In PHE, Inc. v. State, 877 So.2d 1244 (Miss. 2004), the court upheld the statute prohibiting the sale of sexual devices. Plaintiffs challenged the statute under the free speech and right to privacy provisions of the State Constitution. While expressly respecting stare decisis by acknowledging that the court had previously recognized a right to privacy, the PHE court declined to extend that precedent so as to invalidate the antisexual devices law. This result indicated the court’s deference to the Legislature, and required that “‘[a]ll doubts must be resolved in favor of the validity of a statute,’ and any challenge will fail if the statute ‘does not clearly and apparently conflict with organic law after first resolving all doubts in favor of validity.’” Id. at 1247.9

This perceived shift away from its alleged past judicial activism does not mean that the Mississippi Supreme Court refuses ever to declare statutes unconstitutional. In Public Employees’ Retirement System v. Porter, 763 So.2d 845 (Miss. 2000), the court struck down a statute as applied to the election of pre-retirement death benefits. The statute, according to the court, impaired the rights of the employees to name their own beneficiaries. And in IHL v Ray, supra, the court struck down a statute which limited the College Board’s control over degree and curriculum programs. In each case, however, the court acted to protect the decision-making authority of other participants in the system, and its ruling was not interpreted as an expansion of its own authority.

 

Endnotes

1 These included the Commission of Budget and Accounting, the Capitol Commission, the Board of Corrections, the Central Data Processing Authority, the Board of Economic Development, the Medicaid Commission, the Personnel Board, the Board of Trustees of the Public Employment Retirement System, and the Wildlife Heritage Committee. Alexander v. State ex rel. Allain, 441 So.2d at 1329, 1332-33 nn. 1-2 (Miss. 1983). 

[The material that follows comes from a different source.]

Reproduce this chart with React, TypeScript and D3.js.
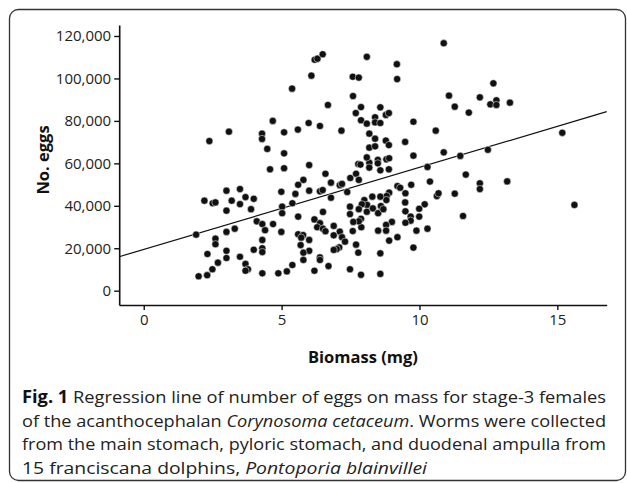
import { useEffect, useRef } from 'react'
import * as d3 from 'd3'

// biomass (mg) of each female
const biomass = [
  2.38, 3.09, 4.29, 4.29, 4.48, 4.68,
  4.58, 2.2, 2.5, 2.6, 3.0, 3.49, 3.19, 3.69, 3.99, 3.0, 3.49, 3.89, 4.1, 4.3, 4.4, 4.69,
  1.9, 3.0, 3.3, 2.6, 2.6, 3.0, 2.31, 2.69, 3.0, 3.49, 3.69, 3.78, 3.69, 2.49, 2.3, 1.99,
  4.3, 4.88, 3.99, 4.3, 4.3, 4.3,
  5.38, 6.08, 6.2, 6.3, 6.49, 6.68, 5.09, 5.59, 5.98, 6.39, 7.17, 7.58, 7.8, 8.09, 7.59,
  7.88, 7.69, 7.88, 8.09, 8.39, 8.39, 8.58, 8.58, 8.78, 8.89, 8.18, 8.39, 8.18, 8.39,
  8.78, 8.89, 9.18, 9.19, 9.78, 9.48, 10.59,
  5.09, 6.0, 5.09, 6.59, 5.79, 5.6, 5.5, 6.0, 4.99, 6.39, 6.49, 6.79, 7.11, 7.19, 7.38,
  6.79, 7.49, 7.7, 7.8, 7.78, 7.86, 8.18, 8.18, 8.09, 8.49, 8.49, 8.8, 8.9, 8.58, 8.89,
  9.78, 10.29, 10.38, 9.7, 9.2, 9.3, 9.49, 10.63, 10.69, 8.9, 8.81, 8.8, 8.58, 8.29, 8.0,
  8.1, 7.91, 7.8, 8.09, 7.48, 7.48, 8.31, 8.5, 8.6, 8.69, 9.48, 9.49, 10.19, 9.99, 9.99,
  9.68, 9.68, 9.49, 9.0, 8.79, 8.5, 8.79, 7.89, 7.88, 7.8, 7.6, 7.58, 9.2, 8.9, 9.89,
  10.29, 9.78, 7.7, 7.78, 8.58, 7.48, 7.88, 8.58, 6.5, 5.6, 6.19, 6.39, 6.29, 6.5, 6.59,
  6.89, 7.11, 6.89, 7.19, 7.3, 7.09, 7.0, 6.89, 6.39, 6.39, 6.7, 6.19, 5.6, 5.78, 5.71,
  6.0, 5.69, 6.0, 5.79, 5.79, 5.39, 5.19, 4.99, 5.02, 5.02, 5.39,
  10.88, 11.07, 11.28, 11.79, 12.19, 12.68, 12.57, 12.79, 12.79, 13.28, 15.18, 10.88,
  11.48, 12.48,
  11.68, 12.19, 12.19, 13.18, 11.28, 11.58, 15.62,
]

// number of eggs, same order as biomass
const eggs = [
  70500, 74900, 74000, 71500, 66800, 80000,
  57200, 42400, 41200, 41600, 47100, 47900, 42400, 44100, 43300, 37700, 40800, 38400, 32700, 31400, 28500, 31400,
  26400, 27700, 29200, 24500, 21900, 18800, 17300, 13200, 15400, 16000, 12600, 10100, 9400, 10100, 7300, 6800,
  8200, 8200, 19300, 23900, 20000, 18200,
  95200, 101300, 108800, 109300, 111400, 87500, 74600, 75900, 79000, 77600, 75400, 100800, 100400, 110200, 91700,
  86500, 83700, 80300, 78700, 81700, 79300, 86400, 79000, 82800, 83700, 74000, 71600, 67400, 68000,
  70700, 68600, 106700, 99700, 79600, 70100, 75400,
  64700, 59200, 57700, 55100, 52200, 49900, 45600, 47100, 46600, 46800, 47400, 50900, 49700, 50300, 46500,
  43800, 53100, 55100, 52200, 59700, 59400, 60300, 58000, 62800, 61600, 60000, 61900, 62400, 56700, 57200,
  63600, 58300, 51400, 49900, 49300, 48500, 45900, 44600, 45900, 46200, 44600, 42700, 44300, 44300, 42700,
  40400, 40700, 38400, 37200, 39600, 36100, 38800, 36500, 39900, 38400, 41600, 37400, 40700, 38600, 34900,
  34900, 33000, 32000, 32400, 31000, 28300, 28300, 29900, 33900, 32700, 32400, 28100, 25200, 23600, 28300,
  29200, 20300, 21700, 17900, 17600, 10100, 7500, 7900, 37100, 34900, 33600, 31800, 29900, 29200, 28000,
  30500, 27800, 26100, 25200, 23100, 20400, 19600, 19200, 15700, 14500, 11600, 9400, 26600, 26200, 25000,
  23900, 21500, 18800, 17900, 14500, 12100, 9100, 27700, 39600, 36500, 41200,
  116600, 91900, 86700, 83900, 91100, 97700, 87800, 89700, 87500, 88600, 74400, 65200,
  63500, 66400,
  54700, 50600, 47900, 51500, 45700, 35200, 40400,
]

const xTicks = [0, 5, 10, 15]
const yTicks = [0, 20000, 40000, 60000, 80000, 100000, 120000]

// fitted regression: eggs = a + b * biomass
const regIntercept = 19450
const regSlope = 3865

const captionLines = [
  [{ t: 'Fig. 1', w: 'bold', s: 'normal' }, { t: ' Regression line of number of eggs on mass for stage-3 females', w: 'normal', s: 'normal' }],
  [{ t: 'of the acanthocephalan ', w: 'normal', s: 'normal' }, { t: 'Corynosoma cetaceum', w: 'normal', s: 'italic' }, { t: '. Worms were collected', w: 'normal', s: 'normal' }],
  [{ t: 'from the main stomach, pyloric stomach, and duodenal ampulla from', w: 'normal', s: 'normal' }],
  [{ t: '15 franciscana dolphins, ', w: 'normal', s: 'normal' }, { t: 'Pontoporia blainvillei', w: 'normal', s: 'italic' }],
]
const captionWidths = [584, 584, 584, 405]

const FONT = '"Open Sans", "DejaVu Sans", sans-serif'

export default function App() {
  const ref = useRef<SVGSVGElement>(null)

  useEffect(() => {
    const W = 627
    const H = 483
    const svg = d3.select(ref.current)
    svg.selectAll('*').remove()
    svg.attr('width', W).attr('height', H).attr('viewBox', `0 0 ${W} ${H}`)

    // panel frame
    svg.append('rect')
      .attr('x', 9.5).attr('y', 9.5).attr('width', 616).attr('height', 471)
      .attr('rx', 9).attr('fill', 'none').attr('stroke', '#333').attr('stroke-width', 1.3)

    const x = d3.scaleLinear().domain([-0.89, 16.79]).range([119.2, 606.7])
    const y = d3.scaleLinear().domain([-6740, 125180]).range([305, 25])

    const xAxis = svg.append('g')
      .attr('transform', `translate(0,${y.range()[0]})`)
      .call(d3.axisBottom(x).tickValues(xTicks).tickSize(5).tickSizeOuter(0).tickPadding(4).tickFormat(d3.format('d')))
    const yAxis = svg.append('g')
      .attr('transform', `translate(${x.range()[0]},0)`)
      .call(d3.axisLeft(y).tickValues(yTicks).tickSize(5).tickSizeOuter(0).tickPadding(3).tickFormat(d3.format(',')))

    ;[xAxis, yAxis].forEach(g => {
      g.select('.domain').attr('stroke', '#111').attr('stroke-width', 1.6)
      g.selectAll('.tick line').attr('stroke', '#111').attr('stroke-width', 1.4)
      g.selectAll('.tick text')
        .attr('fill', '#222')
        .style('font-family', FONT)
        .style('font-size', '15px')
    })

    // axis titles
    svg.append('text')
      .attr('x', x(Number(d3.mean(x.domain())))).attr('y', 363)
      .attr('text-anchor', 'middle')
      .style('font-family', FONT).style('font-size', '16.5px').style('font-weight', 'bold')
      .attr('fill', '#111')
      .text('Biomass (mg)')
    svg.append('text')
      .attr('transform', 'translate(49,160) rotate(-90)')
      .attr('text-anchor', 'middle')
      .style('font-family', FONT).style('font-size', '16.5px').style('font-weight', 'bold')
      .attr('fill', '#111')
      .text('No. eggs')

    // regression line
    const [x0, x1] = x.domain()
    svg.append('line')
      .attr('x1', x(x0)).attr('y1', y(regIntercept + regSlope * x0))
      .attr('x2', x(x1)).attr('y2', y(regIntercept + regSlope * x1))
      .attr('stroke', '#111').attr('stroke-width', 1.2)

    // points
    svg.append('g')
      .selectAll('circle')
      .data(d3.zip(biomass, eggs))
      .join('circle')
      .attr('cx', d => x(d[0]))
      .attr('cy', d => y(d[1]))
      .attr('r', 3.6)
      .attr('fill', '#111')
      .attr('stroke', '#fff')
      .attr('stroke-width', 0.5)

    // caption
    captionLines.forEach((parts, i) => {
      const t = svg.append('text')
        .attr('x', 22).attr('y', 403 + i * 23.6)
        .attr('textLength', captionWidths[i])
        .attr('lengthAdjust', 'spacingAndGlyphs')
        .style('font-family', FONT).style('font-size', '17px')
        .attr('fill', '#222')
      parts.forEach(p => {
        t.append('tspan')
          .style('font-weight', p.w)
          .style('font-style', p.s)
          .attr('fill', p.w === 'bold' ? '#111' : '#222')
          .text(p.t)
      })
    })
  }, [])

  return <svg ref={ref} style={{ position: 'absolute', left: 0, top: 0 }} />
}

2 The court has also implied that the Dead Man’s Statute was invalidated by Miss.R.Evid. 601. In re Last Will and Testament of Dickey, 542 So. 2d 903, 905 n.1 (Miss. 1989). 

3 Quoting 50 Am. Jur. Statutes §357 (1944). 

4 By the time of Claypool the Legislature had extended the olive branch to the supreme court by amending Miss. Code Ann. §9-3-61 in 1996 to expressly give rulemaking authority to the court.

5 Quoting Burgess v. City of Gulfport, 814 So.2d 149, 153 (Miss. 2002). 

6 Quoting Stockstill, supra, 854 So.2d at 1022-23 (Carlson, J.). 

7 Quoting Moore, supra, 39 So.2d at 509. 

8 Quoting Culbert v. State, 86 Miss. 769, 39 So. 65, 66 (1905).

9 Quoting Cities of Oxford, Carthage, Starkville & Tupelo v. Northeast Miss. Elec. Power Ass’n, 704 So.2d 59, 65 (Miss. 1997).